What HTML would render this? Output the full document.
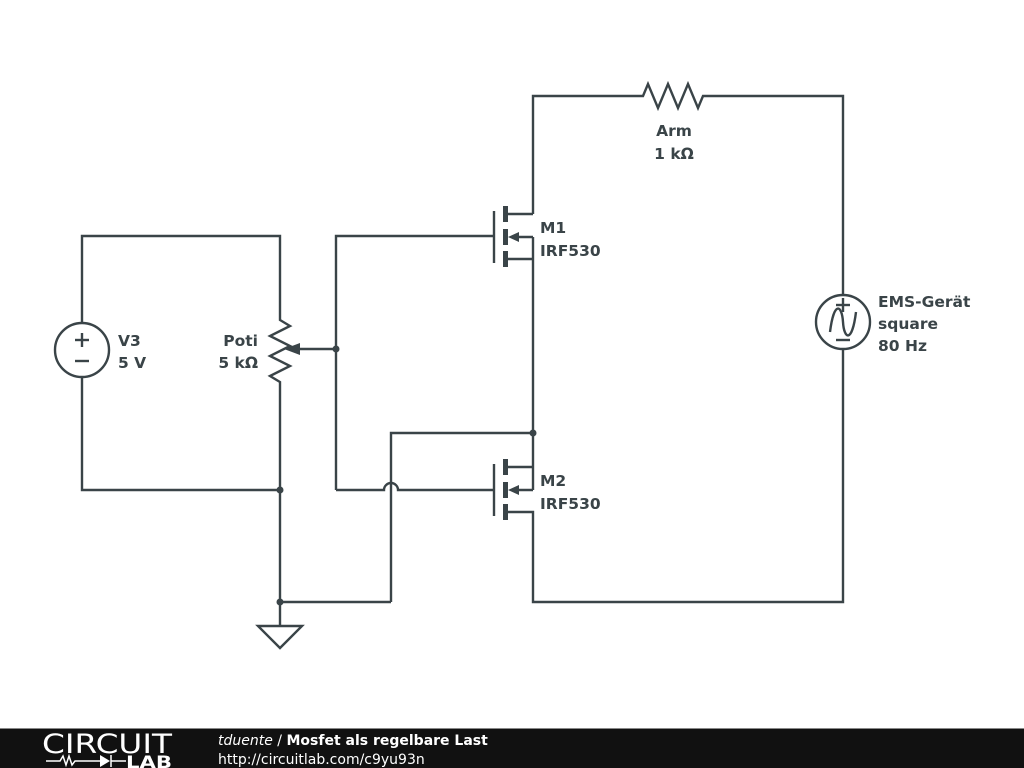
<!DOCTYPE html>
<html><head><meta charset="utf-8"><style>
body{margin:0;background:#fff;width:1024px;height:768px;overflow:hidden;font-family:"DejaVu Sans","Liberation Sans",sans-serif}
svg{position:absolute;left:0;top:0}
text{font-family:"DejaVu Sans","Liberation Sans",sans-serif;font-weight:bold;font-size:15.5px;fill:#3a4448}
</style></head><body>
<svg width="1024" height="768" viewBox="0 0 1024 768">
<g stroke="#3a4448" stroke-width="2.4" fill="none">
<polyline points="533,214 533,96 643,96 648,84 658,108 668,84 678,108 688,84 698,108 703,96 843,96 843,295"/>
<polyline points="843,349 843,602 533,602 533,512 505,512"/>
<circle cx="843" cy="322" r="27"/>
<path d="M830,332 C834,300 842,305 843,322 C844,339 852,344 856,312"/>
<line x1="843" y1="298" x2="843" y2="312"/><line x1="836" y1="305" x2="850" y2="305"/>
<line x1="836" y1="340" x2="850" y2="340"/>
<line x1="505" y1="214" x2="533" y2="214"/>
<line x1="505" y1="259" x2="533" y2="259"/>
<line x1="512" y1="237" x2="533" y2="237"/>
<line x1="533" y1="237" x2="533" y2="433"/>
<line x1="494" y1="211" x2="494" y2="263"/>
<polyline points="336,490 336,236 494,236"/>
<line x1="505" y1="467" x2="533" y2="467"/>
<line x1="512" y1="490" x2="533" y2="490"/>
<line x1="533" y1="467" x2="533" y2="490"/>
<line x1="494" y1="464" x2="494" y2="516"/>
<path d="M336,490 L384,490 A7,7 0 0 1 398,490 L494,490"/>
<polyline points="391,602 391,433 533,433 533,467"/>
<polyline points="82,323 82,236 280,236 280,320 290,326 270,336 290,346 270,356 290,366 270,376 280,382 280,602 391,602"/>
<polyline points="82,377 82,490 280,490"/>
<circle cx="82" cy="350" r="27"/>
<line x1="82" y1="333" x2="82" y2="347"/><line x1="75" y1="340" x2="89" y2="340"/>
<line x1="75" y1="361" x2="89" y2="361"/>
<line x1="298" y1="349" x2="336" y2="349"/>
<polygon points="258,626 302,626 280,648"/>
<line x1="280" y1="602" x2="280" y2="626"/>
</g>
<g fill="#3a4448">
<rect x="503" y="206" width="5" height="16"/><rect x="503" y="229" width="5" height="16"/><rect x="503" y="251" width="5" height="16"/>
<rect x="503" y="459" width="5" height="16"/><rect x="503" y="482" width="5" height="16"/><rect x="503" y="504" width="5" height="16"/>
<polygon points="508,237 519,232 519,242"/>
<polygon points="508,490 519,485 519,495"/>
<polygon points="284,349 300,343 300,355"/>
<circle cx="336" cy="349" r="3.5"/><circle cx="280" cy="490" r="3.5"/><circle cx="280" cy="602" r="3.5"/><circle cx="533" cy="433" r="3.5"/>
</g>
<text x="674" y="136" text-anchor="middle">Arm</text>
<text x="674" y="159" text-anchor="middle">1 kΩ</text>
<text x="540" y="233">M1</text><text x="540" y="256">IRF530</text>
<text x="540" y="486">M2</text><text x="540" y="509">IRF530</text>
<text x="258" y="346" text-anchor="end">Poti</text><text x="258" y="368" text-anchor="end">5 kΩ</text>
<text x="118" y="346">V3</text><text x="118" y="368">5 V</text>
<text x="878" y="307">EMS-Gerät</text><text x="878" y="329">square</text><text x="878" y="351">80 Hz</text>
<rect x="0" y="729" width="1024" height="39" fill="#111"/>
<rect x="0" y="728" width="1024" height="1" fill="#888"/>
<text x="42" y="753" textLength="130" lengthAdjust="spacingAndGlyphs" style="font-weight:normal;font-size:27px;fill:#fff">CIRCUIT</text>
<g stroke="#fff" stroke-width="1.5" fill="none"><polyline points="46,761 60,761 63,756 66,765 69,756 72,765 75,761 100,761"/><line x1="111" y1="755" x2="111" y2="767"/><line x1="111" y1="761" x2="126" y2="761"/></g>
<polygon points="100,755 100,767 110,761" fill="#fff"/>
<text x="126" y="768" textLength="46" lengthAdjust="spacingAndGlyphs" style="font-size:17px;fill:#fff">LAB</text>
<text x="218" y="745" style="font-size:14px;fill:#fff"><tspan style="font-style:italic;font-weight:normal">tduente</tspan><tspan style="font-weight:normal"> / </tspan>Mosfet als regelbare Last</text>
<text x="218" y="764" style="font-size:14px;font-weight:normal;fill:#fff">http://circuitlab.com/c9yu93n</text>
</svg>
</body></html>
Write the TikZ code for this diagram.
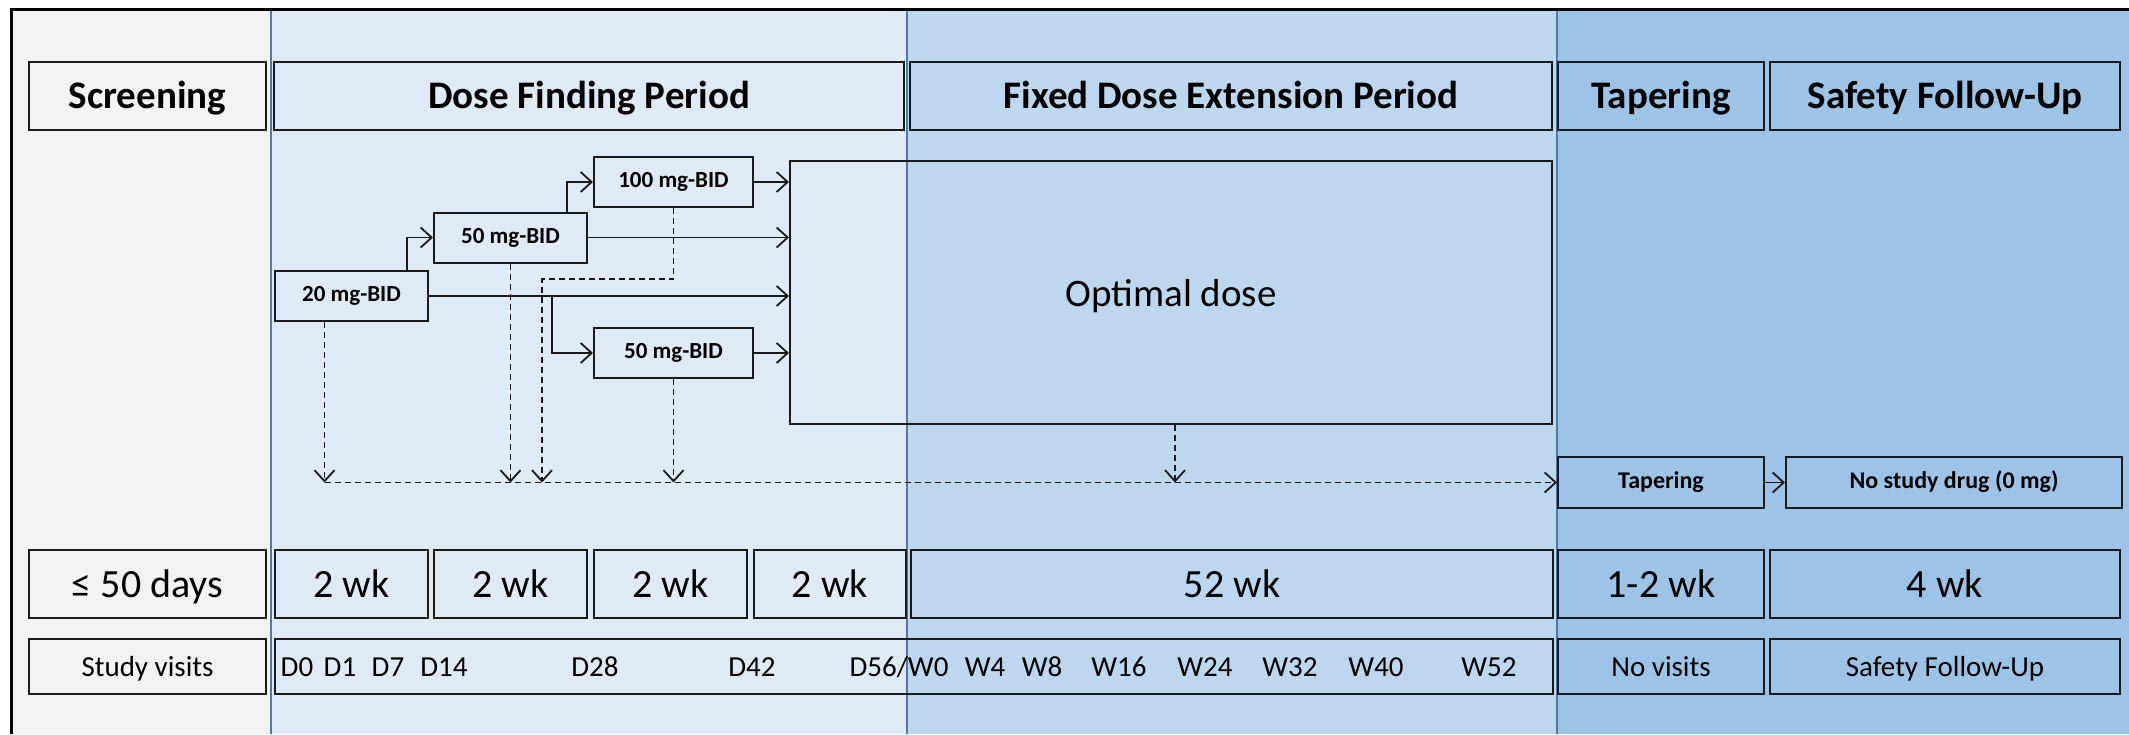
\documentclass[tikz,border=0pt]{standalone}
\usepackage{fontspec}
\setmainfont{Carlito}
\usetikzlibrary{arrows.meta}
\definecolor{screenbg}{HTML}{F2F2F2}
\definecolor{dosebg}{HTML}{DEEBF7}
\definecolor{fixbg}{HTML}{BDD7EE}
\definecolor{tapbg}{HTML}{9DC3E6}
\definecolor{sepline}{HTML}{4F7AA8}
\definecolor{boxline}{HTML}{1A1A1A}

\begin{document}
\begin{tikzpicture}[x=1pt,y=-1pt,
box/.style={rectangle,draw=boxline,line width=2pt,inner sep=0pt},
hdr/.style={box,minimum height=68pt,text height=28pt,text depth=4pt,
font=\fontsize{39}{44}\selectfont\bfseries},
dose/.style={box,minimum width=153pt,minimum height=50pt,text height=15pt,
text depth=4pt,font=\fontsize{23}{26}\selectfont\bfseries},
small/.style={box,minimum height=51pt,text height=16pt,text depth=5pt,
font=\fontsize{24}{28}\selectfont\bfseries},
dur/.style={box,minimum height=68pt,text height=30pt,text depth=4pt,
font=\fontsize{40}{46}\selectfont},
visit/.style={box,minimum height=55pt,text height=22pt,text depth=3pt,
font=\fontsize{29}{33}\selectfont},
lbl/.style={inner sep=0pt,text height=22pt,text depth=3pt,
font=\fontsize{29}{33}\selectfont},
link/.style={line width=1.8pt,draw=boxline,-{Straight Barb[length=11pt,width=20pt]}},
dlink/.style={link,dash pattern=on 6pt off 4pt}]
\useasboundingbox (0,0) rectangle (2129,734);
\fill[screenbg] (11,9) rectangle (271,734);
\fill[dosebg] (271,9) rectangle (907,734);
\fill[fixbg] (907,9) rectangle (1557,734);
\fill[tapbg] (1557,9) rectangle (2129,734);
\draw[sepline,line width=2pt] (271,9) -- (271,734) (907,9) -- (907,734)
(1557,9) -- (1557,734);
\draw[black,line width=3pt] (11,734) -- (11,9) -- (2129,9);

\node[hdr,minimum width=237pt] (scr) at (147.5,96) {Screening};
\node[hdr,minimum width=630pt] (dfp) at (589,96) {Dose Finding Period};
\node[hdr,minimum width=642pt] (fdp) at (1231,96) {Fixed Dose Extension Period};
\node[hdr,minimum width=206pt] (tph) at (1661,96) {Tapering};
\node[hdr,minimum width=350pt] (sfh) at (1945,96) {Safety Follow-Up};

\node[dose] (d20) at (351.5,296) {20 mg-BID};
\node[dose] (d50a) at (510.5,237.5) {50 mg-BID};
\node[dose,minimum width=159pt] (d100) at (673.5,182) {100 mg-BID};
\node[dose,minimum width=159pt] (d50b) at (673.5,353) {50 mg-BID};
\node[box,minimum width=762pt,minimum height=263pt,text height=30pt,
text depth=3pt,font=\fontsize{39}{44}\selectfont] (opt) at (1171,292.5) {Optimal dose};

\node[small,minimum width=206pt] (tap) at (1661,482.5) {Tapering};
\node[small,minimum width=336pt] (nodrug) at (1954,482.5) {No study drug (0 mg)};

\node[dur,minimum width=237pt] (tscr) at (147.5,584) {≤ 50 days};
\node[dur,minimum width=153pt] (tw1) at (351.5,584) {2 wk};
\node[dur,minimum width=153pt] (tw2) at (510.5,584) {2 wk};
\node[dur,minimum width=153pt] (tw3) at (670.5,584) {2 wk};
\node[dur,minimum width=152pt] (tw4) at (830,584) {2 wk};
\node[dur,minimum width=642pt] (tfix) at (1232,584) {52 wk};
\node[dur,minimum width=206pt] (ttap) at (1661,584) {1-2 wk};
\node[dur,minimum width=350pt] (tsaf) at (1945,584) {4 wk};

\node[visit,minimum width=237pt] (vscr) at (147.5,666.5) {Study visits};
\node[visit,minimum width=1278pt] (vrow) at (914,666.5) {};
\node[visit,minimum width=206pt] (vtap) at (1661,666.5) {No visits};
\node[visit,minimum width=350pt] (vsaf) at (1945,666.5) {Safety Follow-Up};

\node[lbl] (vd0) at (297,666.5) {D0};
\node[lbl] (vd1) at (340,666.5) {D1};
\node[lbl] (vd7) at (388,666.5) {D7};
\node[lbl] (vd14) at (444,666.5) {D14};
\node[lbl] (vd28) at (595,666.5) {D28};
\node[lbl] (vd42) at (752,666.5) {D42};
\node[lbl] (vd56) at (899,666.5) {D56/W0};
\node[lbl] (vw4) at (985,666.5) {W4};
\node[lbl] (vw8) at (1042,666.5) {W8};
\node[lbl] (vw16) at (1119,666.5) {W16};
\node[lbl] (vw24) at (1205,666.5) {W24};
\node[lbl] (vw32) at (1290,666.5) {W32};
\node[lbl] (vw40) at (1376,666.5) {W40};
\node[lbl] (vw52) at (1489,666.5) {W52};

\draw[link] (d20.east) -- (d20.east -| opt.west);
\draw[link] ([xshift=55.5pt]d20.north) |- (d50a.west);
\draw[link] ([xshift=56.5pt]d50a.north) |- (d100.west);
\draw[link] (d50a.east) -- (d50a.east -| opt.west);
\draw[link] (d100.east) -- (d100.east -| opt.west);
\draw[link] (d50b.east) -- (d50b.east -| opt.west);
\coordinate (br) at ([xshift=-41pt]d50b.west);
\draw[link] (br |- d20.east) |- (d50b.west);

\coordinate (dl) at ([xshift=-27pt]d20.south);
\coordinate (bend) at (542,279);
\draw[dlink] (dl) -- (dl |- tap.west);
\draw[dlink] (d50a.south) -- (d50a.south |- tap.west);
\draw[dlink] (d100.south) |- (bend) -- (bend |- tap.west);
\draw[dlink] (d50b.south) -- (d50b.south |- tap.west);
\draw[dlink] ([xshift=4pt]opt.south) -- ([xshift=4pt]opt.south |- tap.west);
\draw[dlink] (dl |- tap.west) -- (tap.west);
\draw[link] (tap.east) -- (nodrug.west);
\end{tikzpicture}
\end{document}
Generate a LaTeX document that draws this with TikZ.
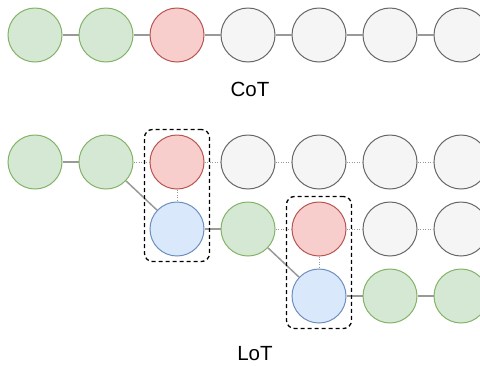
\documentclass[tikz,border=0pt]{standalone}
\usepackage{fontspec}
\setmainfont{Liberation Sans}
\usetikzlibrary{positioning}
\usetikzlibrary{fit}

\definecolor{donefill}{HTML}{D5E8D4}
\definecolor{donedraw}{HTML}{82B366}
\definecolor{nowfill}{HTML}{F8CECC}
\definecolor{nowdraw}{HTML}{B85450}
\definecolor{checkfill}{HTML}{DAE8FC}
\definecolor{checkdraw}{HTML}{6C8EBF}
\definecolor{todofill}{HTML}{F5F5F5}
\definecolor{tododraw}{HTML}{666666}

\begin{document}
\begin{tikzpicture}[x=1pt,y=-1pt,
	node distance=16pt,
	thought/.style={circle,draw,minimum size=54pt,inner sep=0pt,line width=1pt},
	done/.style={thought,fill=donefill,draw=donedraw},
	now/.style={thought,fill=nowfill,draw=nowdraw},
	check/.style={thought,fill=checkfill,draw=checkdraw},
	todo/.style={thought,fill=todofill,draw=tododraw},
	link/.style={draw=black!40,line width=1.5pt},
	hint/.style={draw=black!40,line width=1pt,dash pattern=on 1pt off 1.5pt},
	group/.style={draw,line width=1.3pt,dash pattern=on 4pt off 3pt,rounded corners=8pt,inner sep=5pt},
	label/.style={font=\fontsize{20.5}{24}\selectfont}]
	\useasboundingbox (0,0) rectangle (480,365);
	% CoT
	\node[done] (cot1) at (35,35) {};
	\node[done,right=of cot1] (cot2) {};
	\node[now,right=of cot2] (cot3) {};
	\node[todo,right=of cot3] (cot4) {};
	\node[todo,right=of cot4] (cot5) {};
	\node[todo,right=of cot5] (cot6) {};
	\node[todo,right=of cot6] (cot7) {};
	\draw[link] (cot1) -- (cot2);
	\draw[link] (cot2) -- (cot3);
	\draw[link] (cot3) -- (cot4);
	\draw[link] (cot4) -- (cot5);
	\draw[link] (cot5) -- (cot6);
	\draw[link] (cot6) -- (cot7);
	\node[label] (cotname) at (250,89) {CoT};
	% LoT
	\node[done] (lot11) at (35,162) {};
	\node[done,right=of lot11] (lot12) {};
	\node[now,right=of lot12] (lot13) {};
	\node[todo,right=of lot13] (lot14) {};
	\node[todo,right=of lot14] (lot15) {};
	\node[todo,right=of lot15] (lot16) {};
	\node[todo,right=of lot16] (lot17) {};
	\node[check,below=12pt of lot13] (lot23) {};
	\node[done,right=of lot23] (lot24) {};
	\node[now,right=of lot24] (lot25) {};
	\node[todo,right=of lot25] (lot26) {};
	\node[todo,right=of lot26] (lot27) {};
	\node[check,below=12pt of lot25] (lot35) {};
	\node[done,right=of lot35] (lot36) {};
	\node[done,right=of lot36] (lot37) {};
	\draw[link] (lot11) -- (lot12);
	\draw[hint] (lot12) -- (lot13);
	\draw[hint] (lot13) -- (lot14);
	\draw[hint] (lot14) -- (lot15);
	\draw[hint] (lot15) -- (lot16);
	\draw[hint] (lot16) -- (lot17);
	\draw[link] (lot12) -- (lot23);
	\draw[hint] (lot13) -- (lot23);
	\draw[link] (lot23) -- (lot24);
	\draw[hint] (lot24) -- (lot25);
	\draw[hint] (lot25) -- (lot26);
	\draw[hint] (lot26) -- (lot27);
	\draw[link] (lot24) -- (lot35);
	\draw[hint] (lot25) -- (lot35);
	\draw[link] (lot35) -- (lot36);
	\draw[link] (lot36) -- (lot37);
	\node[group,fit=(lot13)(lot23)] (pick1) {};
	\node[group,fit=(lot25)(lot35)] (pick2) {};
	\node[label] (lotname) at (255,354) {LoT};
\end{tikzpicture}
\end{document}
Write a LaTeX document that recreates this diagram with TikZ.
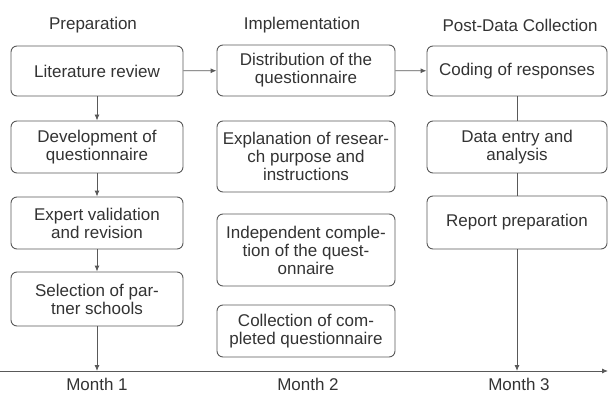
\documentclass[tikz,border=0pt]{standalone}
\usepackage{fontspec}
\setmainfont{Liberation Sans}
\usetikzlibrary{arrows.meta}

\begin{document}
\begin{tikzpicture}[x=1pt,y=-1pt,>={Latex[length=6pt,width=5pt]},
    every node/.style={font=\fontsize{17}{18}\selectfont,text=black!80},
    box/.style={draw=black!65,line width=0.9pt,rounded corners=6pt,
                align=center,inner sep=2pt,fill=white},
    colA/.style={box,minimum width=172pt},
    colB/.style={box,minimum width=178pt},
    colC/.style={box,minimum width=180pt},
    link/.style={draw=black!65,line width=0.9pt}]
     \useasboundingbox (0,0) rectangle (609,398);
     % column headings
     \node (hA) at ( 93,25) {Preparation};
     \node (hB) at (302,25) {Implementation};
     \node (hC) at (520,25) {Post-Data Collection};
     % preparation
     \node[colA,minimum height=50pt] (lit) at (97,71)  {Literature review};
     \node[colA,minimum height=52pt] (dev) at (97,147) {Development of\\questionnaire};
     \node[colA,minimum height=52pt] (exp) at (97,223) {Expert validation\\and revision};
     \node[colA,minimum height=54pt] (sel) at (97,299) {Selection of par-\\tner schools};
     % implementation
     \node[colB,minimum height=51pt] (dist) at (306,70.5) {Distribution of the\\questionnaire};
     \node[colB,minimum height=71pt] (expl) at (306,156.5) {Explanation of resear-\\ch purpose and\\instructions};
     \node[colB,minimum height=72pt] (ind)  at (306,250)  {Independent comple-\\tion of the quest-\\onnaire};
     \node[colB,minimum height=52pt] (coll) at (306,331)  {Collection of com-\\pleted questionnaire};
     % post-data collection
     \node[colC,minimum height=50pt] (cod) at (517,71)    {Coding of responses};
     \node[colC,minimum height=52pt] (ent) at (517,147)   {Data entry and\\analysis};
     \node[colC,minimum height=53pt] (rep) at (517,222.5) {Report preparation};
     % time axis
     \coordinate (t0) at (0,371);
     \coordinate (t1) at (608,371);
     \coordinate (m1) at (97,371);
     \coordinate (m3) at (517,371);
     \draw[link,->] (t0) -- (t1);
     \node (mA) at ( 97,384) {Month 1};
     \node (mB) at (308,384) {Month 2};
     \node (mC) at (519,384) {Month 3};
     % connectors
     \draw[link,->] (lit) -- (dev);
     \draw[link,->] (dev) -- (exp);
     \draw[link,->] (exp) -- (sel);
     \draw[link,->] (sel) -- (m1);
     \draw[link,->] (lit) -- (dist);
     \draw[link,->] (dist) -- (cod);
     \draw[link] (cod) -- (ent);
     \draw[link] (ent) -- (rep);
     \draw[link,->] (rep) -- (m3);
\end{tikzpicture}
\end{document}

§ WHAT TO PRODUCE
Start at the line containing "Write the TikZ code for this diagram." and stop at the line containing "(11,9) -- (2129,9);"; transcribe those lines exactly, skipping pictures.

§ OUTPUT OF THE TASK
Write the TikZ code for this diagram.
\documentclass[tikz,border=0pt]{standalone}
\usepackage{fontspec}
\setmainfont{Carlito}
\usetikzlibrary{arrows.meta}
\definecolor{screenbg}{HTML}{F2F2F2}
\definecolor{dosebg}{HTML}{DEEBF7}
\definecolor{fixbg}{HTML}{BDD7EE}
\definecolor{tapbg}{HTML}{9DC3E6}
\definecolor{sepline}{HTML}{4F7AA8}
\definecolor{boxline}{HTML}{1A1A1A}

\begin{document}
\begin{tikzpicture}[x=1pt,y=-1pt,
box/.style={rectangle,draw=boxline,line width=2pt,inner sep=0pt},
hdr/.style={box,minimum height=68pt,text height=28pt,text depth=4pt,
font=\fontsize{39}{44}\selectfont\bfseries},
dose/.style={box,minimum width=153pt,minimum height=50pt,text height=15pt,
text depth=4pt,font=\fontsize{23}{26}\selectfont\bfseries},
small/.style={box,minimum height=51pt,text height=16pt,text depth=5pt,
font=\fontsize{24}{28}\selectfont\bfseries},
dur/.style={box,minimum height=68pt,text height=30pt,text depth=4pt,
font=\fontsize{40}{46}\selectfont},
visit/.style={box,minimum height=55pt,text height=22pt,text depth=3pt,
font=\fontsize{29}{33}\selectfont},
lbl/.style={inner sep=0pt,text height=22pt,text depth=3pt,
font=\fontsize{29}{33}\selectfont},
link/.style={line width=1.8pt,draw=boxline,-{Straight Barb[length=11pt,width=20pt]}},
dlink/.style={link,dash pattern=on 6pt off 4pt}]
\useasboundingbox (0,0) rectangle (2129,734);
\fill[screenbg] (11,9) rectangle (271,734);
\fill[dosebg] (271,9) rectangle (907,734);
\fill[fixbg] (907,9) rectangle (1557,734);
\fill[tapbg] (1557,9) rectangle (2129,734);
\draw[sepline,line width=2pt] (271,9) -- (271,734) (907,9) -- (907,734)
(1557,9) -- (1557,734);
\draw[black,line width=3pt] (11,734) -- (11,9) -- (2129,9);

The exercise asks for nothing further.